In this work, we present the standalone and its main features. It is a user-friendly tool for researchers to generate LUTs for their custom scintillator-coupling-reflector configuration that can then be used in GATE optical Monte Carlo simulations. This will allow users to predict the light transport in a scintillation crystal with an accurate description of their setup and detector design, as an alternative to using the existing LUTs. This tool aims to address the need for users to carry out optical Monte Carlo simulations with high fidelity to optimize their original design and explore many configurations flexibly and independently.

2. MATERIALS AND METHODS

2.A. LUT Davis Model standalone download and technical information

Created with App Designer (MATLAB 2019b) and packaged with MATLAB Compiler^™ (MATLAB 2019b), the LUT Davis Model Standalone can be installed and used on Windows, macOS, and Linux independently of MATLAB based on MATLAB Runtime. The installers for the three operating systems can be download together with the standalone User’s Guide from several sources.^16,17 The guide contains a detailed description of the app functionalities together with a description of the installation procedure. It takes a few seconds if MATLAB Runtime is already installed. If not, it goes up to a maximum of 30 min since it will automatically include the MATLAB Runtime installation. In its first version, the standalone size is 26 MB. The Standalone source code will also be available on GitHub as part of the open-GATE collaboration source code.

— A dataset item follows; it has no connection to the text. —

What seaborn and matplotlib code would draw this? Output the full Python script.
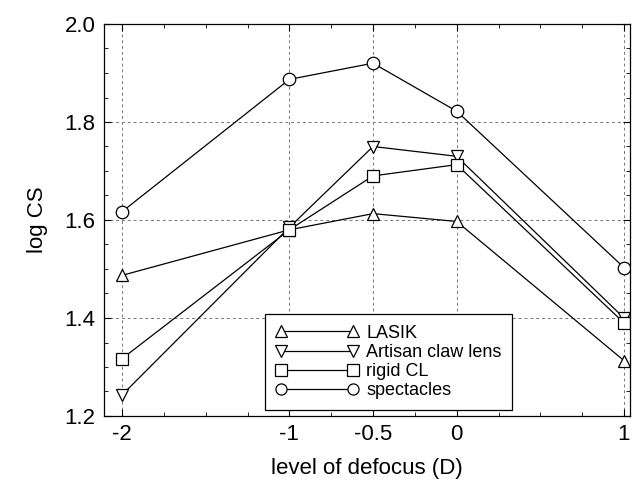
import matplotlib
matplotlib.use("Agg")
import matplotlib.pyplot as plt
import seaborn as sns
import pandas as pd
from matplotlib.ticker import MultipleLocator, FixedLocator, FormatStrFormatter

defocus = [-2, -1, -0.5, 0, 1]
xtick_labels = ["-2", "-1", "-0.5", "0", "1"]
lasik = [1.487, 1.580, 1.613, 1.597, 1.313]
artisan = [1.243, 1.585, 1.750, 1.730, 1.400]
rigid_cl = [1.317, 1.580, 1.690, 1.713, 1.390]
spectacles = [1.617, 1.887, 1.920, 1.822, 1.503]

series = [("LASIK", lasik, "^"), ("Artisan claw lens", artisan, "v"),
          ("rigid CL", rigid_cl, "s"), ("spectacles", spectacles, "o")]

sns.set_style("ticks")
plt.rcParams['font.family'] = ['Liberation Sans', 'DejaVu Sans']
plt.rcParams['text.color'] = 'black'
plt.rcParams['axes.labelcolor'] = 'black'
plt.rcParams['xtick.color'] = 'black'
plt.rcParams['ytick.color'] = 'black'

fig = plt.figure(figsize=(6.32, 4.91), dpi=100)
ax = fig.add_axes([104/632, 1-416/491, (630-104)/632, (416-24)/491])

for name, vals, m in series:
    df = pd.DataFrame({"x": defocus, "y": vals})
    sns.lineplot(data=df, x="x", y="y", ax=ax, color="black", lw=0.9,
                 marker=m, markersize=9, markerfacecolor="white",
                 markeredgecolor="black", markeredgewidth=0.9, label=name,
                 legend=False)

ax.set_xlim(-2.108, 1.036)
ax.set_ylim(1.2, 2.0)
ax.xaxis.set_major_locator(FixedLocator(defocus))
ax.xaxis.set_minor_locator(MultipleLocator(0.25))
ax.set_xticklabels(xtick_labels)
ax.yaxis.set_major_locator(MultipleLocator(0.2))
ax.yaxis.set_minor_locator(MultipleLocator(0.05))
ax.yaxis.set_major_formatter(FormatStrFormatter("%.1f"))
ax.tick_params(which="both", direction="in", top=True, right=True, labelsize=16, pad=6)
ax.tick_params(which="major", length=5, width=0.8)
ax.tick_params(which="minor", length=3, width=0.6)
ax.grid(True, which="major", ls=(0, (3, 3)), color="#777777", lw=0.7)
for s in ax.spines.values():
    s.set_linewidth(0.9)
    s.set_color("black")

ax.set_xlabel("level of defocus (D)", fontsize=16, labelpad=9)
ax.set_ylabel("log CS", fontsize=16, labelpad=12)

leg = ax.legend(loc="lower left", bbox_to_anchor=(0.306, 0.015),
                borderaxespad=0, numpoints=2, handlelength=4.6, fontsize=13,
                frameon=True, fancybox=False, edgecolor="black", framealpha=1,
                borderpad=0.6, labelspacing=0.12, handletextpad=0.4)
leg.get_frame().set_linewidth(0.9)
for h in leg.legend_handles:
    h.set_markersize(8)

fig.savefig("out.png", dpi=100)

2.B. LUT Davis Model structure

A detailed description of the algorithm implemented in the standalone app, its experimental validation, and GATE implementation can be found in our previous works.^10,11,15

Briefly, the LUT Davis algorithm computes the reflection and transmission probabilities and the photons’ angular distributions as a function of incidence angles (from 0° to 90°) of 3D crystal surfaces scanned with atomic force microscopy (AFM), coupled to a reflector through a coupling medium. The scintillator-coupling-reflector LUT is computed in two steps. First, the scintillator-coupling reflectance and transmittance LUTs are computed using a scintillator defined by its topography, emission spectrum, and index of refraction as a function of the wavelength and a coupling medium defined by its index of refraction. The scintillator-coupling-reflector reflectance and transmittance LUTs (also named reflector LUTs) are computed using the transmitted photons’ information stored in the transmittance LUT. Each reflector is defined by its reflectance and angular distribution of reflection. In this way, multiple reflectors LUTs can be tested using the same scintillator-coupling LUTs. This leads to an important computational time gain if multiple reflectors are tested. Mixed LUTs can be generated from two precomputed scintillator-coupling LUTs or reflector LUTs to account for possible coupling medium inhomogeneities.

Following the algorithm functionalities, the standalone has been divided into five panels: “Generate Scintillator-coupling LUTs” to generate the scintillator-coupling LUTs; “Generate Reflector LUTs” to include the reflector in the LUT computation; “Generate Mixed LUTs” to generate the mixture of coupling media in the interface between the crystal surface and the reflector or photodetector; “Compare LUTs” to plot and compare already computed LUTs and “Merge existing LUTs” to merge and create LUTs from several non-completed computations. Each panel is further described.

The LUTs computational times were obtained with a Mac-Book Pro (Apple Inc.) with macOS Catalina, a 2GHz, Intel Core i7 quad-core processor, and an 8 GB, 1600 MHz DDR3 memory).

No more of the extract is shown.